Wednesday 10
Figures in the History of Cell and Molecular Biology B (submitted papers)

› 17:15 - 18:00 (45min)
› 003
August Weismann's First Embryological Investigations 1861-1866
Charlotte Weissman  1@  
1 : University Tel Aviv Cohn Institute
Tel Aviv University -  Israel

August Weismann is one of the most influential evolutionary biologists of the 19th century, generally considered second only to Darwin in importance. He was an uncompromising selectionist, challenging prevalent, seemingly self-evident ideas, the most significant of which was the inheritance of acquired characters. In this lecture I show that Weismann's theories were heavily dependent on the progress made in cytology, and that he based his far-reaching conclusions on his early embryological-cytological work on dipterans.

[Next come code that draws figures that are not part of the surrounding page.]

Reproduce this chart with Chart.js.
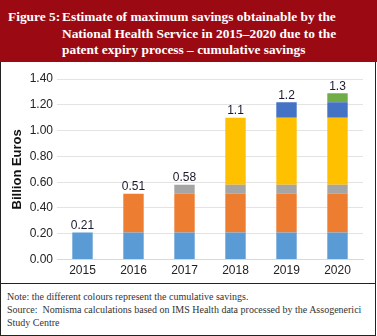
<!DOCTYPE html>
<html>
<head>
<meta charset="utf-8">
<script src="https://cdn.jsdelivr.net/npm/chart.js@4.4.1/dist/chart.umd.min.js"></script>
<style>
  html, body { margin: 0; padding: 0; background: #fff; }
  #page { position: relative; width: 377px; height: 336px; overflow: hidden; }
  #header {
    position: absolute; left: 0; top: 0; width: 377px; height: 62px;
    background: #9b0a12; color: #fff;
    font-family: "Liberation Serif", serif; font-weight: bold; font-size: 13.4px; line-height: 16.5px;
    white-space: nowrap;
  }
  #header .fig { position: absolute; left: 8px; top: 9px; }
  #header .txt { position: absolute; left: 62px; top: 9px; }
  #box {
    position: absolute; left: 0; top: 62px; width: 376px; height: 274px;
    border-left: 1.5px solid #222; border-right: 1.5px solid #222; border-bottom: 1.5px solid #222;
    box-sizing: border-box;
  }
  #sep { position: absolute; left: 0; top: 283px; width: 376px; height: 0; border-top: 1px solid #222; }
  #chartWrap { position: absolute; left: 2px; top: 62px; width: 372px; height: 221px; }
  #notes {
    position: absolute; left: 7px; top: 290px; width: 364px;
    font-family: "Liberation Serif", serif; font-size: 10px; line-height: 13px; color: #333;
  }
</style>
</head>
<body>
<div id="page">
  <div id="header">
    <div class="fig">Figure 5:</div>
    <div class="txt">Estimate of maximum savings obtainable by the<br>National Health Service in 2015–2020 due to the<br>patent expiry process – cumulative savings</div>
  </div>
  <div id="box"></div>
  <div id="sep"></div>
  <div id="chartWrap"><canvas id="savingsChart"></canvas></div>
  <div id="notes">
    Note: the different colours represent the cumulative savings.<br>
    Source:&nbsp; Nomisma calculations based on IMS Health data processed by the Assogenerici<br>Study Centre
  </div>
</div>
<script>
const years = ['2015', '2016', '2017', '2018', '2019', '2020'];

// savings added by each year's expiries (billion euros), stacked cumulatively
const from2015 = [0.21, 0.21, 0.21, 0.21, 0.21, 0.21];
const from2016 = [0, 0.30, 0.30, 0.30, 0.30, 0.30];
const from2017 = [0, 0, 0.07, 0.07, 0.07, 0.07];
const from2018 = [0, 0, 0, 0.52, 0.52, 0.52];
const from2019 = [0, 0, 0, 0, 0.12, 0.12];
const from2020 = [0, 0, 0, 0, 0, 0.07];

const yTicks = [0, 0.2, 0.4, 0.6, 0.8, 1.0, 1.2, 1.4];

const layers = [from2015, from2016, from2017, from2018, from2019, from2020];
const colours = ['#5b9bd5', '#ed7d31', '#a5a5a5', '#ffc000', '#4472c4', '#70ad47'];

const totals = years.map((y, i) => layers.reduce((s, l) => s + l[i], 0));

function fmtTotal(v) {
    return v >= 1 ? v.toFixed(1) : v.toFixed(2);
}

// writes the cumulative total above each stack
const totalLabels = {
    id: 'totalLabels',
    afterDatasetsDraw(chart) {
        const ctx = chart.ctx;
        const yScale = chart.scales.y;
        const xScale = chart.scales.x;
        ctx.save();
        ctx.font = '12px "Liberation Sans", Arial, sans-serif';
        ctx.fillStyle = '#1a1a2e';
        ctx.textAlign = 'center';
        ctx.textBaseline = 'bottom';
        totals.forEach((t, i) => {
            ctx.fillText(fmtTotal(t), xScale.getPixelForValue(i), yScale.getPixelForValue(t) - 1);
        });
        ctx.restore();
    }
};

new Chart(document.getElementById('savingsChart'), {
    type: 'bar',
    data: {
        labels: years,
        datasets: layers.map((l, i) => ({
            data: l,
            backgroundColor: colours[i],
            borderWidth: 0,
            barPercentage: 0.4,
            categoryPercentage: 1.0
        }))
    },
    options: {
        responsive: true,
        maintainAspectRatio: false,
        animation: false,
        layout: { padding: { top: 17, right: 11, left: 8, bottom: 1 } },
        plugins: {
            legend: { display: false },
            tooltip: { enabled: false }
        },
        scales: {
            x: {
                stacked: true,
                grid: { display: false, drawTicks: false },
                border: { color: '#d9d9d9', width: 1 },
                ticks: {
                    color: '#222',
                    font: { family: '"Liberation Sans", Arial, sans-serif', size: 12 },
                    padding: 4
                }
            },
            y: {
                stacked: true,
                min: 0,
                max: 1.4,
                afterBuildTicks(scale) {
                    scale.ticks = yTicks.map(v => ({ value: v }));
                },
                afterFit(scale) {
                    scale.width = 47;
                },
                grid: { color: '#e3e3e3', lineWidth: 1, drawTicks: false },
                border: { display: false },
                ticks: {
                    color: '#222',
                    font: { family: '"Liberation Sans", Arial, sans-serif', size: 12 },
                    padding: 4,
                    callback: v => v.toFixed(2)
                },
                title: {
                    display: true,
                    text: 'Billion Euros',
                    color: '#111',
                    font: { family: '"Liberation Sans", Arial, sans-serif', size: 13, weight: 'bold' },
                    padding: { top: 0, bottom: 0 }
                }
            }
        }
    },
    plugins: [totalLabels]
});
</script>
</body>
</html>
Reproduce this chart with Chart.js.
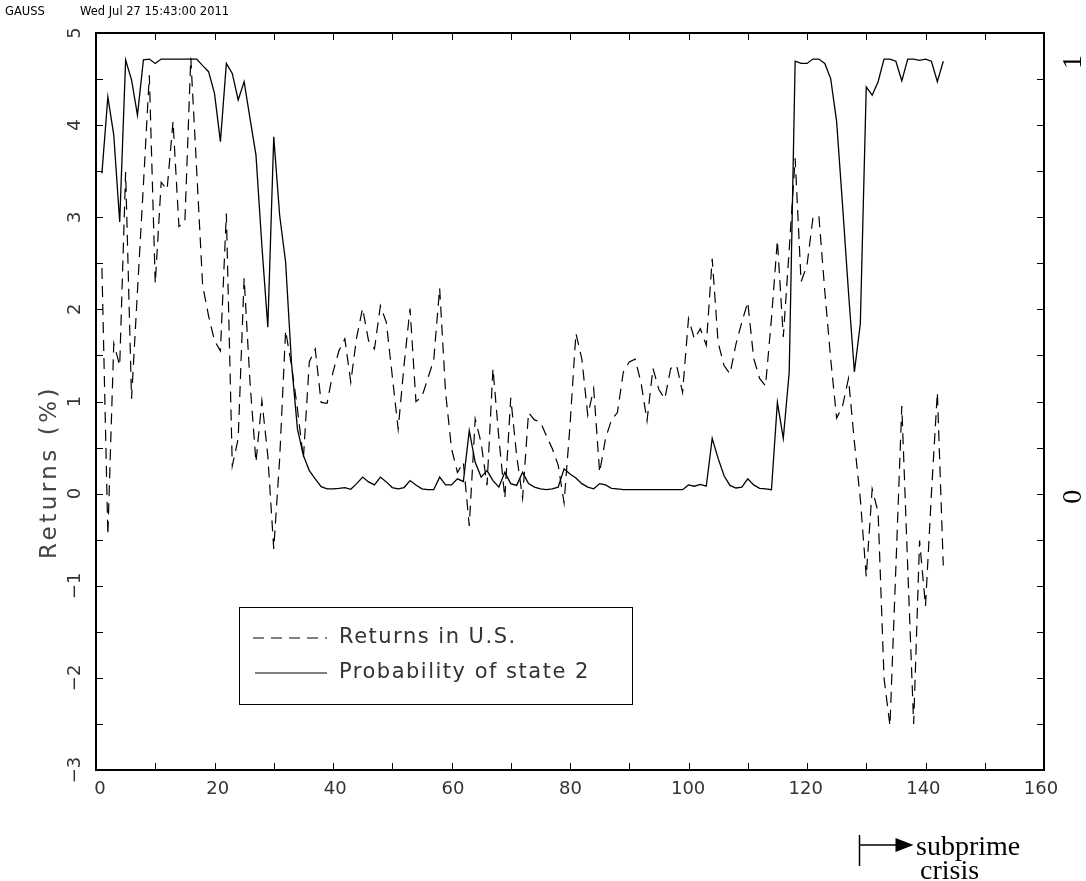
<!DOCTYPE html>
<html><head><meta charset="utf-8">
<script src="https://cdn.jsdelivr.net/npm/chart.js@4.4.1/dist/chart.umd.min.js"></script>
<style>html,body{margin:0;padding:0;background:#fff;}#wrap{position:relative;width:1086px;height:881px;}canvas{display:block;}</style>
</head><body><div id="wrap"><canvas id="c" width="1086" height="881"></canvas></div>
<script>
// ---- data ----
const returnsUS = [
 2.45,-0.45,1.63,1.39,3.49,1.03,2.2,3.35,4.54,2.28,
 3.38,3.3,4.04,2.9,2.95,4.73,3.5,2.26,1.93,1.66,
 1.55,3.04,0.3,0.6,2.34,1.2,0.34,1.01,0.41,-0.6,
 0.38,1.77,1.39,0.92,0.38,1.43,1.57,0.99,0.98,1.32,
 1.55,1.68,1.21,1.7,2.01,1.66,1.57,2.04,1.86,1.28,
 0.7,1.4,2.01,1.0,1.05,1.25,1.45,2.23,1.1,0.49,
 0.23,0.34,-0.35,0.81,0.55,0.09,1.36,0.6,-0.05,1.04,
 0.41,-0.05,0.88,0.8,0.78,0.63,0.49,0.31,-0.1,0.74,
 1.74,1.46,0.85,1.14,0.23,0.6,0.8,0.88,1.32,1.43,
 1.46,1.2,0.79,1.36,1.13,1.03,1.36,1.39,1.1,1.9,
 1.68,1.79,1.61,2.55,1.64,1.39,1.3,1.62,1.86,2.08,
 1.47,1.25,1.17,1.9,2.75,1.7,2.65,3.64,2.3,2.48,
 2.99,3.02,2.2,1.46,0.82,0.95,1.25,0.56,-0.06,-0.9,
 0.05,-0.2,-2.0,-2.52,-0.8,0.95,-0.8,-2.5,-0.51,-1.22,
 0.0,1.1,-0.78
];
const probState2 = [
 .737,.913,.825,.625,.998,.952,.871,.998,1,.99,
 1,1,1,1,1,1,1,.985,.971,.921,
 .81,.99,.967,.906,.948,.863,.779,.57,.383,.821,
 .64,.533,.3,.149,.088,.053,.034,.016,.011,.011,
 .012,.014,.01,.023,.038,.027,.02,.038,.027,.014,
 .011,.014,.03,.02,.011,.009,.009,.038,.02,.02,
 .034,.028,.145,.072,.038,.053,.03,.015,.049,.023,
 .019,.049,.023,.015,.011,.009,.011,.015,.057,.045,
 .036,.023,.015,.011,.023,.02,.012,.011,.009,.009,
 .009,.009,.009,.009,.009,.009,.009,.009,.009,.02,
 .017,.021,.017,.127,.081,.041,.019,.013,.015,.034,
 .02,.012,.011,.009,.21,.127,.28,.995,.99,.99,
 1,1,.99,.955,.856,.664,.464,.28,.391,.936,
 .917,.948,1,1,.995,.95,1,1,.997,1,
 .995,.948,.995
];
const xTicks = [0,20,40,60,80,100,120,140,160];
const yTicks = [-3,-2,-1,0,1,2,3,4,5];
const probTicks = [0,1];
const seriesNames = ['Returns in U.S.', 'Probability of state 2'];
const yTitle = 'Returns (%)';
const headerText = ['GAUSS', 'Wed Jul 27 15:43:00 2011'];
const noteText = ['subprime', 'crisis'];
const crisisStart = 128.7;

// probability 1 sits at this height of the returns axis
const probTop = 4.717;

const decor = {
  id: 'decor',
  afterDatasetsDraw(chart) {
    const ctx = chart.ctx;
    const a = chart.chartArea;
    const xs = chart.scales.x, ys = chart.scales.y, y2 = chart.scales.y2;
    ctx.save();
    ctx.strokeStyle = '#000';
    ctx.fillStyle = '#000';
    // frame
    ctx.lineWidth = 2;
    ctx.strokeRect(a.left, a.top, a.right - a.left, a.bottom - a.top);
    // ticks
    ctx.lineWidth = 1;
    ctx.beginPath();
    for (let v = -3; v <= 5.001; v += 0.5) {
      const y = Math.round(ys.getPixelForValue(v)) + 0.5;
      ctx.moveTo(a.left, y); ctx.lineTo(a.left + 7, y);
      ctx.moveTo(a.right, y); ctx.lineTo(a.right - 7, y);
    }
    for (let v = 10; v < 160; v += 10) {
      const x = Math.round(xs.getPixelForValue(v)) + 0.5;
      ctx.moveTo(x, a.top); ctx.lineTo(x, a.top + 7);
      ctx.moveTo(x, a.bottom); ctx.lineTo(x, a.bottom - 7);
    }
    ctx.stroke();

    // x tick labels (GAUSS places them slightly inward of the tick)
    ctx.fillStyle = '#333';
    ctx.font = '18px "DejaVu Sans"';
    ctx.textAlign = 'center';
    ctx.textBaseline = 'middle';
    xTicks.forEach(v => ctx.fillText(String(v), xs.getPixelForValue(v) + 4 - 7 * v / 160, a.bottom + 19));
    // y tick labels (rotated)
    yTicks.forEach(v => {
      ctx.save();
      ctx.translate(a.left - 21, ys.getPixelForValue(v));
      ctx.rotate(-Math.PI / 2);
      ctx.fillText(v < 0 ? '\u2212' + Math.abs(v) : String(v), 0, 0);
      ctx.restore();
    });
    // y title
    ctx.save();
    ctx.font = '23px "DejaVu Sans"';
    ctx.fillStyle = '#444';
    try { ctx.letterSpacing = '3.5px'; } catch (e) {}
    ctx.translate(50, 472);
    ctx.rotate(-Math.PI / 2);
    ctx.fillText(yTitle, 0, 0);
    ctx.restore();
    // right axis labels (serif, rotated)
    ctx.fillStyle = '#000';
    ctx.font = '28px "Liberation Serif"';
    probTicks.forEach(v => {
      ctx.save();
      ctx.translate(a.right + 30, y2.getPixelForValue(v) + 3);
      ctx.rotate(-Math.PI / 2);
      ctx.fillText(String(v), 0, 0);
      ctx.restore();
    });

    // legend box
    const lx = 239, ly = 607, lw = 393, lh = 97;
    ctx.lineWidth = 1;
    ctx.strokeStyle = '#000';
    ctx.strokeRect(lx + 0.5, ly + 0.5, lw, lh);
    ctx.beginPath();
    ctx.setLineDash([11, 7]);
    ctx.moveTo(253, 638); ctx.lineTo(327, 638);
    ctx.stroke();
    ctx.setLineDash([]);
    ctx.beginPath();
    ctx.moveTo(255, 673); ctx.lineTo(327, 673);
    ctx.stroke();
    ctx.save();
    ctx.fillStyle = '#333';
    ctx.font = '21px "DejaVu Sans"';
    try { ctx.letterSpacing = '1.5px'; } catch (e) {}
    ctx.textAlign = 'left';
    ctx.fillText(seriesNames[0], 339, 638);
    ctx.fillText(seriesNames[1], 339, 673);
    ctx.restore();

    // header
    ctx.fillStyle = '#000';
    ctx.font = '11.5px "DejaVu Sans"';
    ctx.textAlign = 'left';
    ctx.fillText(headerText[0], 5, 12);
    ctx.fillText(headerText[1], 80, 12);

    // crisis note
    const cx = Math.round(xs.getPixelForValue(crisisStart)) + 0.5;
    ctx.lineWidth = 1.5;
    ctx.beginPath();
    ctx.moveTo(cx, 835); ctx.lineTo(cx, 866);
    ctx.moveTo(cx, 845); ctx.lineTo(cx + 38, 845);
    ctx.stroke();
    ctx.beginPath();
    ctx.moveTo(cx + 54, 845); ctx.lineTo(cx + 36, 838); ctx.lineTo(cx + 36, 852); ctx.closePath();
    ctx.fill();
    ctx.font = '28px "Liberation Serif"';
    ctx.textBaseline = 'alphabetic';
    ctx.fillText(noteText[0], 916, 855);
    ctx.fillText(noteText[1], 920, 879);
    ctx.restore();
  }
};

const ctx = document.getElementById('c').getContext('2d');
new Chart(ctx, {
  type: 'line',
  data: {
    datasets: [
      { label: seriesNames[0], data: returnsUS.map((v, i) => ({ x: i + 1, y: v })), yAxisID: 'y',
        borderColor: '#000', borderWidth: 1.2, borderDash: [11, 7], pointRadius: 0, tension: 0, fill: false },
      { label: seriesNames[1], data: probState2.map((v, i) => ({ x: i + 1, y: v })), yAxisID: 'y2',
        borderColor: '#000', borderWidth: 1.3, pointRadius: 0, tension: 0, fill: false }
    ]
  },
  options: {
    responsive: false, animation: false, devicePixelRatio: 1,
    layout: { padding: { left: 96, right: 42, top: 33, bottom: 111 } },
    plugins: { legend: { display: false }, tooltip: { enabled: false } },
    scales: {
      x: { type: 'linear', min: 0, max: 160, display: false },
      y: { min: -3, max: 5, display: false },
      y2: { min: -3 / probTop, max: 5 / probTop, display: false }
    }
  },
  plugins: [decor]
});
</script>
</body></html>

I suggest that his two major discoveries in the field of dipteran embryology, the discovery of the imaginal disks, the precursors from which body parts of the adult muscids differentiated, and that of the pole cells, which sequester the formative material of the gemline, were the crucial for the construction of his later ideas on development and evolution. In contrast to most modern scholars who have overlooked Weismann's early embryological studies, I argue that Weismann's most important ideas, such as developmental segregation, unequal nucleus division, particulate, pre-formative heredity, and the non-inheritance of acquired characters, are firmly related to his first microscopical investigations of dipteran embryogenesis.